WHAT IS NEEDED: Exactly retype the lines from the top of the data through the line containing "const fmt = (v: number)", leaving out every picture.

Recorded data
↓↓↓
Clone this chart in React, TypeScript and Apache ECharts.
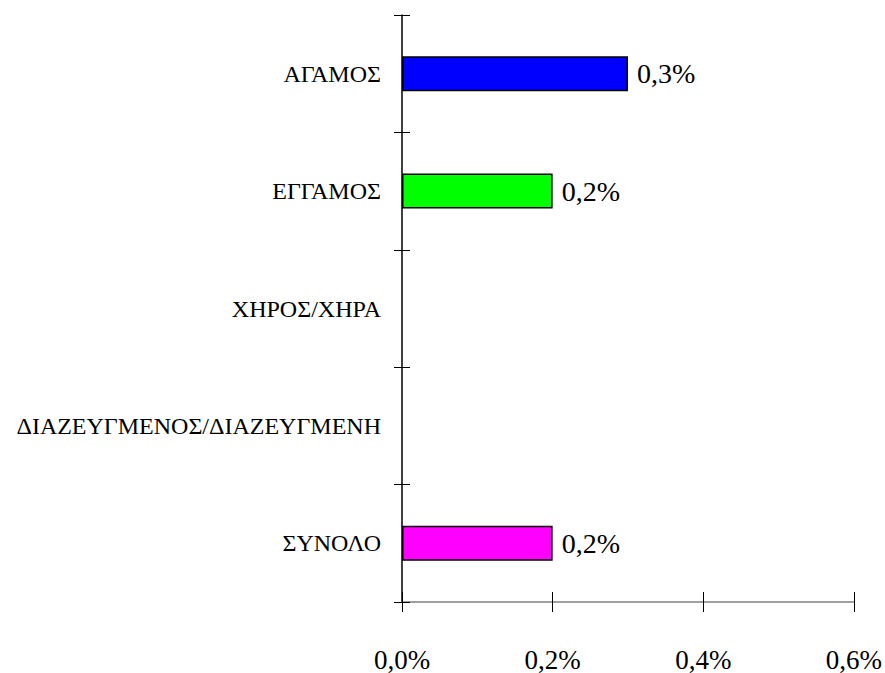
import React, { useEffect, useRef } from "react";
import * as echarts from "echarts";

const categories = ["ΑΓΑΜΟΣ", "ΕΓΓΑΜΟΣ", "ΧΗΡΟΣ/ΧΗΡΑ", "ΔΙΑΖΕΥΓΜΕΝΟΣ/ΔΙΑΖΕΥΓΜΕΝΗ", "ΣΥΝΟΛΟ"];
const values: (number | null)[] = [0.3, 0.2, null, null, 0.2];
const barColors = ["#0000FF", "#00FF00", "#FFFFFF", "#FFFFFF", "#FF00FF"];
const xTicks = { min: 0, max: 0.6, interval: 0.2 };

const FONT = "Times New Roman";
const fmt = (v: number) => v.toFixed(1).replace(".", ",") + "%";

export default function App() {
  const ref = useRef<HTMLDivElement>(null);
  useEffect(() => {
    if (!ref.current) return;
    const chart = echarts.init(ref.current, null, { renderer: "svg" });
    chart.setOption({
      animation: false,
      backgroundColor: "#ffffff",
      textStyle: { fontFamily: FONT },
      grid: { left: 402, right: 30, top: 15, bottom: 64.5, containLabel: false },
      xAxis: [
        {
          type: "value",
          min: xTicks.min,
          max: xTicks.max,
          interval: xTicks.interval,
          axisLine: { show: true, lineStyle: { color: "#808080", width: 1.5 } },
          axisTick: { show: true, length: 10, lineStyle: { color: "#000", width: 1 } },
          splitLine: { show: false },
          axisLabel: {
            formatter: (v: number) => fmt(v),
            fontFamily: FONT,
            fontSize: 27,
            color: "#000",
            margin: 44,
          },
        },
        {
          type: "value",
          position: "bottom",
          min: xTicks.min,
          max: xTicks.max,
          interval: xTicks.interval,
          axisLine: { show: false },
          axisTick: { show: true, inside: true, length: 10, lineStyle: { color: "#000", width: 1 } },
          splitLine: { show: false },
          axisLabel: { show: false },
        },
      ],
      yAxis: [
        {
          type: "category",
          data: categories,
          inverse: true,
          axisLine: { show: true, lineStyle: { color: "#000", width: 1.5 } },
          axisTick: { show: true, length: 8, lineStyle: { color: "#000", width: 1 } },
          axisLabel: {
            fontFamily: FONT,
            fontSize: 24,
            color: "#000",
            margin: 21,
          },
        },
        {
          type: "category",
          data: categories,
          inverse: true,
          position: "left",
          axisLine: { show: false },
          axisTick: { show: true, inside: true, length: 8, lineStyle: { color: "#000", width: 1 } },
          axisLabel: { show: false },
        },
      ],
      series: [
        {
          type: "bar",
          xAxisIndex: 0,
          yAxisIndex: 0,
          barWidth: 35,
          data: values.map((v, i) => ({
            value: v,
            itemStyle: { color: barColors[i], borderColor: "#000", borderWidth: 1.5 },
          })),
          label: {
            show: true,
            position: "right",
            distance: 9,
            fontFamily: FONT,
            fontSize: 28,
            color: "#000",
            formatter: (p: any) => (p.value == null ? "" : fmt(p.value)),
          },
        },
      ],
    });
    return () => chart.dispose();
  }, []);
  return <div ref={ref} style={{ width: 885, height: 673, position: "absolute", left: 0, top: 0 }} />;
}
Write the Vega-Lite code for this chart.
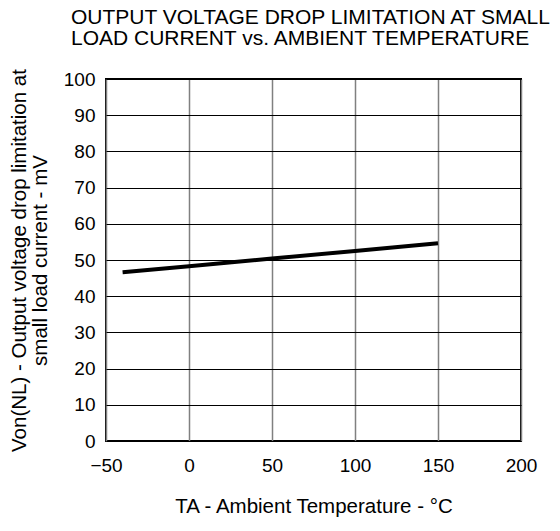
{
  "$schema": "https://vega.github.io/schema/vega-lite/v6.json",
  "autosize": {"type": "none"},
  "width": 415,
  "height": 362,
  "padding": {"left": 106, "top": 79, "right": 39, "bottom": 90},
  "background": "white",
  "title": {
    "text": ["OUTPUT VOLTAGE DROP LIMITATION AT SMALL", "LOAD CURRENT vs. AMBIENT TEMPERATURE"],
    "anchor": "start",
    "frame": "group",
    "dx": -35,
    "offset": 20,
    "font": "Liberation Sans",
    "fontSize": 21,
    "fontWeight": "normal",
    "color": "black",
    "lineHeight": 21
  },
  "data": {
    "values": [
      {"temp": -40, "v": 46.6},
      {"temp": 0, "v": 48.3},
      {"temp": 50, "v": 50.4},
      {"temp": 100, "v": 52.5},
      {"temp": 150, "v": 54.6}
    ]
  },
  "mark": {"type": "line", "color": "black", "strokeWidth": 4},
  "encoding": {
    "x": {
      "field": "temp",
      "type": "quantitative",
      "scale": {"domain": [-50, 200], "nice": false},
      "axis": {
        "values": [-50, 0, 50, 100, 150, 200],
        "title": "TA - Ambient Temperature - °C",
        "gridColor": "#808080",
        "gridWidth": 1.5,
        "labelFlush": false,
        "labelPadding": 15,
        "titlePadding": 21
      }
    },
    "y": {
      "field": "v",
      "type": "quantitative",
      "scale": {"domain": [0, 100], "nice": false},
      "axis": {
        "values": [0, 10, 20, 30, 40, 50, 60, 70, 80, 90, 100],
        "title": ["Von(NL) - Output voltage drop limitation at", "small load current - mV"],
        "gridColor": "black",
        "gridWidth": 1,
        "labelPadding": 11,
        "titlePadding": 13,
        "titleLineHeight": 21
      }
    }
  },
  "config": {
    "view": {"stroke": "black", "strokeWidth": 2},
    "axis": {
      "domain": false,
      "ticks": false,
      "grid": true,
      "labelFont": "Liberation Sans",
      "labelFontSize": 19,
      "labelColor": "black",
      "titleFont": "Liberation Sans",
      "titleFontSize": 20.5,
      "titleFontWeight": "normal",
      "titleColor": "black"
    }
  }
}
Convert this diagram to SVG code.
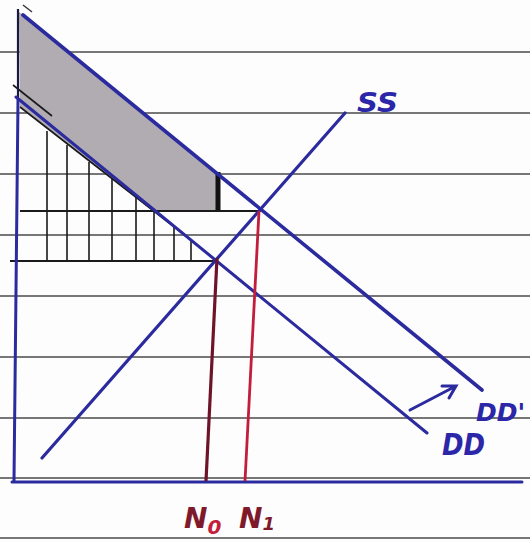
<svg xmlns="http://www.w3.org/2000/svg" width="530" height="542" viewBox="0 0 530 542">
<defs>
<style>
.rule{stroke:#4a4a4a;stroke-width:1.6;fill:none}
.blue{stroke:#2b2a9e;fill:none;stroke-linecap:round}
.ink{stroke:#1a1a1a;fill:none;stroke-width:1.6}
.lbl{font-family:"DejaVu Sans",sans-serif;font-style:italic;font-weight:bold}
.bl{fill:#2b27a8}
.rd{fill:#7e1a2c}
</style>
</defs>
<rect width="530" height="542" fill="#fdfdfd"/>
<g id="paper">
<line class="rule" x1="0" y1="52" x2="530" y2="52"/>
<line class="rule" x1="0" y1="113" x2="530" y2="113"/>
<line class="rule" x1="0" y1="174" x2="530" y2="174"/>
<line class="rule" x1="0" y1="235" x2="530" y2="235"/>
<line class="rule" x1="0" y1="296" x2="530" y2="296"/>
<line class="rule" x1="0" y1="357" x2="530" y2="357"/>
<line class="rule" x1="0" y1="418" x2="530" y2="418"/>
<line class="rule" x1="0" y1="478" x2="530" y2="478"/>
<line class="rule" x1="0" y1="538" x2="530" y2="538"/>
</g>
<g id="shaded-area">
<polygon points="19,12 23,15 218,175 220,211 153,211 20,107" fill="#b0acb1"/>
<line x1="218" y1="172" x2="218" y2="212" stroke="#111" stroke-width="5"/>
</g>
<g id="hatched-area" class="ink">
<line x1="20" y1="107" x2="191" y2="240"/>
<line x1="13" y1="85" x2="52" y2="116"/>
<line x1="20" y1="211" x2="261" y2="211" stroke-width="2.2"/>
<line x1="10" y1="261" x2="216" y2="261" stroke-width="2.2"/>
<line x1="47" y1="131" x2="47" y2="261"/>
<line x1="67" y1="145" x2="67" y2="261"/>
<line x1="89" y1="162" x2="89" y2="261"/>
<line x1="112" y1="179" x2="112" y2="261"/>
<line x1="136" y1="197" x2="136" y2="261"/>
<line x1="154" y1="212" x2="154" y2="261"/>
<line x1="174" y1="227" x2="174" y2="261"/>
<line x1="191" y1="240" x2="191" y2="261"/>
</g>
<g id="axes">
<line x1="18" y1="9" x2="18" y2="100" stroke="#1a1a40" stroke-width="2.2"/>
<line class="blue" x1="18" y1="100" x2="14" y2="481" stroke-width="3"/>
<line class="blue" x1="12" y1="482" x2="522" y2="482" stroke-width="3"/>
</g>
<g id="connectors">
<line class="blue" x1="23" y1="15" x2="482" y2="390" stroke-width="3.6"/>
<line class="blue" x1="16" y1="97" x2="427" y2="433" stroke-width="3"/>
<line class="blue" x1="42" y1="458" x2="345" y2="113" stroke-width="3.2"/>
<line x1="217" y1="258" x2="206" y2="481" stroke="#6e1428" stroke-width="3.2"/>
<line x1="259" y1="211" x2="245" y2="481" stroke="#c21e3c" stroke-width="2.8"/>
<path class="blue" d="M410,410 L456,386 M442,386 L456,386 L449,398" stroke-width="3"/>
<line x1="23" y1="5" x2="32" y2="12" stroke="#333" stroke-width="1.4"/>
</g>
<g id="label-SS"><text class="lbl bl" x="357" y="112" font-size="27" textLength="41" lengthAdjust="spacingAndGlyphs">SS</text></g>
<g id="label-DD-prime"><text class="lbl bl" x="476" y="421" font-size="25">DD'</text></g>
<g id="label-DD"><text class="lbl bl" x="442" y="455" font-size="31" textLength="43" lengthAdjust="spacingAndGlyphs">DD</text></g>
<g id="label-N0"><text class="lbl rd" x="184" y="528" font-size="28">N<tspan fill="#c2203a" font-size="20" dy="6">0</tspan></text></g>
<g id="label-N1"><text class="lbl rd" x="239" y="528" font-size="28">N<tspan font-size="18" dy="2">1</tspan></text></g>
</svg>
↑↑↑
TASK RESULT:
Clone this chart in React, TypeScript and Apache ECharts.
import React, { useEffect, useRef } from "react";
import * as echarts from "echarts";

const categories = ["ΑΓΑΜΟΣ", "ΕΓΓΑΜΟΣ", "ΧΗΡΟΣ/ΧΗΡΑ", "ΔΙΑΖΕΥΓΜΕΝΟΣ/ΔΙΑΖΕΥΓΜΕΝΗ", "ΣΥΝΟΛΟ"];
const values: (number | null)[] = [0.3, 0.2, null, null, 0.2];
const barColors = ["#0000FF", "#00FF00", "#FFFFFF", "#FFFFFF", "#FF00FF"];
const xTicks = { min: 0, max: 0.6, interval: 0.2 };

const FONT = "Times New Roman";
const fmt = (v: number) => v.toFixed(1).replace(".", ",") + "%";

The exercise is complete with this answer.